First you should probably clarify whether or not your suspicions are even correct.

[quote=KLJM12]The best way to avoid this kind of thing is to attend the Latin Mass. It is hard to miss the consecration when you hear bells ringing!
[/quote]

Or, you know, to find another OF parish that sticks to the rubrics (they’re fairly common, you know). Or to stick around and try to help the parish get back on the right track (helping ALL the catholics there rather than abandoning them to what is alleged to be a poor liturgical offering). Or to research and find out if one has even seen an abuse, or if one is merely misunderstanding something.

There are many good solutions to this situation. Going immediately to the EF is not the “best”, it’s one of several.

As to knowing when the consecration occurs, it’s pretty hard to miss it when the priest says it audibly in English. A bell can simply be rung, whether or not the priest says the right words… but when you HEAR and UNDERSTAND what he says, there can be no doubt.

I don’t think he did. I’m pretty sure he changed these words. The meaning might have been similar though. So not sure. I’ve experienced liturgical abuse before, but this really takes the cake.

Not my parish.
I made a decision to go an hour out of town to attend the last chance Mass, so that I could take my 11 yr old daughter to every Mass during Advent this year. She is with her non Catholic dad some weekends. Otherwise I would have been at my Latin Novus Ordo :wink:

hmm if he didn’t say that it may be invalid :(, but it may be difficult to tell if the mass was invalid or not just off hearing it. I’m no cannon lawyer so I can’t know for certain.

Well good that you both got to Mass and that you are teaching your daughter how important Mass is.

If this isn’t your parish, but is in your normally good diocese, than I would guess that this priest may have made choices you aren’t familiar with, and may be a bit loosey-goosey, but that the Mass was valid.

Since you don’t remember exactly what he said, and none of us were there,we can’t say definately one way or the other.

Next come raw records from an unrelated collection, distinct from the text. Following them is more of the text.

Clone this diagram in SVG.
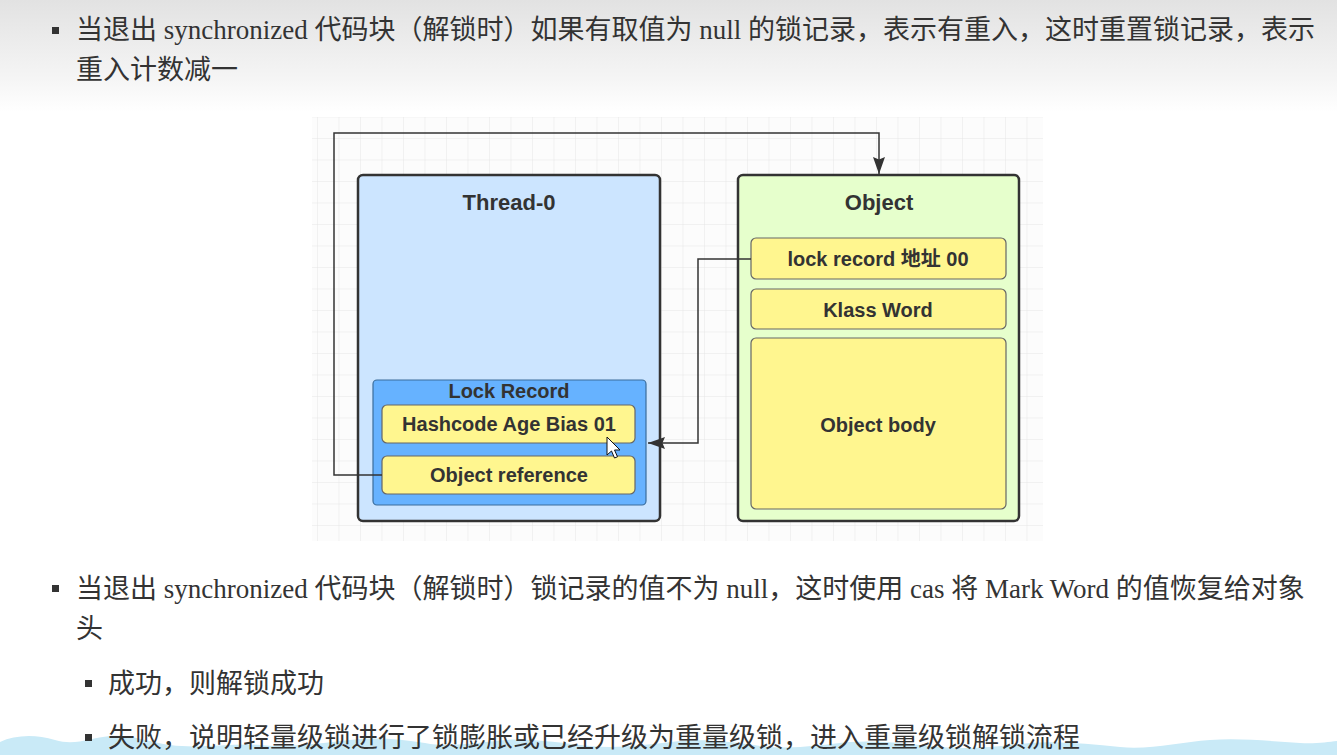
<svg xmlns="http://www.w3.org/2000/svg" width="1337" height="755" viewBox="0 0 1337 755">
<defs>
<linearGradient id="topShade" x1="0" y1="0" x2="0" y2="1">
<stop offset="0" stop-color="#e2e2e2"/>
<stop offset="0.7" stop-color="#f5f5f5"/>
<stop offset="1" stop-color="#ffffff"/>
</linearGradient>
<pattern id="grid" x="317" y="138" width="21.5" height="21.5" patternUnits="userSpaceOnUse">
<path d="M0,0 H21.5 M0,0 V21.5" fill="none" stroke="#e6e6e6" stroke-width="1"/>
</pattern>
<marker id="arr" viewBox="0 0 10 10" refX="10" refY="5" markerWidth="17" markerHeight="12" preserveAspectRatio="none" orient="auto" markerUnits="userSpaceOnUse">
<path d="M0,0 L10,5 L0,10 L1.5,5 z" fill="#333333"/>
</marker>
<style>
.para{font-family:"Liberation Serif","Noto Sans CJK SC",serif;font-size:27px;fill:#333333}
.bullet{fill:#333333}
.box{stroke:#333333;stroke-width:2.5}
.cell{fill:#fff68f;stroke:#666666;stroke-width:1.2}
.title{font-family:"Liberation Sans","Noto Sans CJK SC",sans-serif;font-weight:bold;font-size:22px;fill:#333333;text-anchor:middle}
.lbl{font-family:"Liberation Sans","Noto Sans CJK SC",sans-serif;font-weight:bold;font-size:20px;fill:#333333;text-anchor:middle}
.conn{fill:none;stroke:#333333;stroke-width:1.5}
</style>
</defs>

<rect x="0" y="0" width="1337" height="755" fill="#ffffff"/>
<rect x="0" y="0" width="1337" height="112" fill="url(#topShade)"/>

<!-- grid canvas -->
<rect x="312" y="117" width="731" height="424" fill="#fcfcfc"/>
<rect x="312" y="117" width="731" height="424" fill="url(#grid)"/>

<!-- paragraph 1 -->
<g id="para1">
<rect class="bullet" x="52" y="27" width="7" height="7"/>
<text class="para" x="76" y="39">当退出 synchronized 代码块（解锁时）如果有取值为 null 的锁记录，表示有重入，这时重置锁记录，表示</text>
<text class="para" x="76" y="79">重入计数减一</text>
</g>

<!-- diagram nodes -->
<g id="thread0">
<rect class="box" x="358" y="175" width="302" height="346" rx="5" fill="#cce5ff"/>
<text class="title" x="509" y="210">Thread-0</text>
</g>

<g id="lockRecord">
<rect x="373" y="380" width="273" height="125" rx="4" fill="#66b2ff" stroke="#3a6d9c" stroke-width="1.2"/>
<text class="lbl" x="509" y="398">Lock Record</text>
</g>

<g id="hashcode">
<rect class="cell" x="382" y="405" width="253" height="38" rx="5"/>
<text class="lbl" x="509" y="431">Hashcode Age Bias 01</text>
</g>

<g id="objectReference">
<rect class="cell" x="382" y="456" width="253" height="38" rx="5"/>
<text class="lbl" x="509" y="482">Object reference</text>
</g>

<g id="object">
<rect class="box" x="738" y="175" width="281" height="346" rx="5" fill="#e6ffcc"/>
<text class="title" x="879" y="210">Object</text>
</g>

<g id="lockRecordAddr">
<rect class="cell" x="751" y="238" width="255" height="41" rx="5"/>
<text class="lbl" x="878" y="266">lock record 地址 00</text>
</g>

<g id="klassWord">
<rect class="cell" x="751" y="289" width="255" height="40" rx="5"/>
<text class="lbl" x="878" y="317">Klass Word</text>
</g>

<g id="objectBody">
<rect class="cell" x="751" y="338" width="255" height="171" rx="5"/>
<text class="lbl" x="878" y="432">Object body</text>
</g>

<!-- connectors -->
<g id="connectors">
<path class="conn" d="M382,475 H334 V133 H879 V174" marker-end="url(#arr)"/>
<path class="conn" d="M751,259 H698 V443 H648" marker-end="url(#arr)"/>
</g>

<!-- mouse cursor -->
<path d="M607,437 L607,455 L611.5,451 L614.5,458 L617.5,456.8 L614.5,450 L620,450 Z" fill="#ffffff" stroke="#111111" stroke-width="1"/>

<!-- bottom wave decoration -->
<path d="M0,755 L0,742 C15,735 35,734 55,740 C75,746 90,738 110,736 C130,734 150,742 170,745 C200,749 230,743 260,745 C290,748 320,743 350,740 C375,737 400,739 425,743 C450,748 480,742 505,740 C530,738 560,743 590,746 C620,749 650,744 680,741 C705,739 735,742 760,746 C790,750 820,745 850,742 C880,740 910,744 940,747 C970,750 1000,746 1030,743 C1060,741 1090,744 1120,747 C1150,750 1180,742 1210,740 C1240,738 1270,741 1300,743 C1315,744 1328,742 1337,741 L1337,755 Z" fill="#c9eaf7"/>

<!-- paragraph 2 -->
<g id="para2">
<rect class="bullet" x="52" y="585" width="7" height="7"/>
<text class="para" x="76" y="598">当退出 synchronized 代码块（解锁时）锁记录的值不为 null，这时使用 cas 将 Mark Word 的值恢复给对象</text>
<text class="para" x="76" y="638">头</text>
<rect class="bullet" x="85" y="680" width="7" height="7"/>
<text class="para" x="108" y="693">成功，则解锁成功</text>
<rect class="bullet" x="85" y="734" width="7" height="7"/>
<text class="para" x="108" y="747">失败，说明轻量级锁进行了锁膨胀或已经升级为重量级锁，进入重量级锁解锁流程</text>
</g>
</svg>
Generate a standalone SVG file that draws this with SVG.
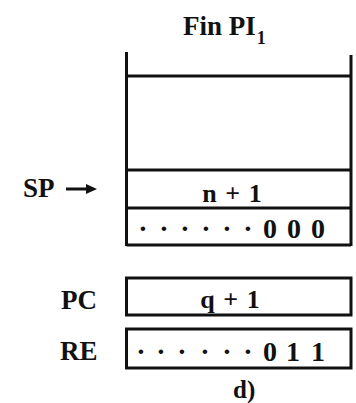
<svg xmlns="http://www.w3.org/2000/svg" width="356" height="403" viewBox="0 0 356 403">
<style>
.ln{stroke:#111;stroke-width:3;fill:none}
.t{font-family:"Liberation Serif","Times New Roman",serif;font-weight:bold;fill:#111}
.c{text-anchor:middle}
</style>
<rect width="356" height="403" fill="#fff"/>
<g id="title"><text class="t" x="183" y="35" font-size="27">Fin PI<tspan font-size="18" dy="9" dx="1">1</tspan></text></g>
<g id="stack">
<path class="ln" d="M126.5 52V246M351 55V246M126.5 76H351M126.5 170H351M126.5 208H351M126.5 245H351"/>
<text class="t c" x="232" y="202" font-size="26" word-spacing="2">n + 1</text>
<text class="t c" font-size="28" x="143 164 185 206 227 248 270 294 318" y="238">······000</text>
</g>
<g id="sp"><text class="t" x="23" y="197" font-size="27">SP</text></g>
<g id="pc">
<text class="t" x="61" y="309" font-size="27">PC</text>
<rect class="ln" x="126.5" y="278" width="224.5" height="37"/>
<text class="t c" x="230" y="308" font-size="26" word-spacing="2">q + 1</text>
</g>
<g id="re">
<text class="t" x="60" y="360" font-size="27">RE</text>
<rect class="ln" x="126.5" y="329" width="224.5" height="39"/>
<text class="t c" font-size="28" x="141 161 182 205 227 248 270 293 318" y="361">······011</text>
</g>
<g id="caption"><text class="t" x="233" y="398" font-size="25">d)</text></g>
<g id="connectors">
<path class="ln" d="M66 189H89" stroke-width="2.5"/>
<polygon points="86,184 97,189 86,194" fill="#111"/>
</g>
</svg>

In charity, it is good to assume the best. And then try to avoid Mass with this priest in the future. :thumbsup:

There is no requirement for the wine to be red. As long as its fresh and made from grapes, it can be any color.

I would contact your bishop’s office and politely, respectful tell them what happened, in as much concrete detail as possible.

This is something that could harm the faith of other Catholics, and what he did was certainly a serious abuse of his role as priest, as well as the rights of the laypeople.

Erm… as other posters have pointed out, depending on the version of missal(ette) vs. the lectionary, on whether or not the priest merely used a different EP than the OP is used to, and the form of the creed, there MAY have been no abuse at all.

It’s certainly FAR from certain at this point.

Keep reading, it sure looks like an obligation to me:

[quote=Redemptionis Sacramentum]183. In an altogether particular manner, let everyone do all that is in their power to ensure that the Most Holy Sacrament of the Eucharist will be protected from any and every irreverence or distortion and that all abuses be thoroughly corrected.
[/quote]

Hmm. The Church is not shy about using the word “obligation.” If you feel this way, it is certainly your right. However, I would be careful about imposing on others any sense of obligation the Church does not. One can choose to pray for those priests, for example, and take the path of holy silence, especially when it is not an issue of desacration.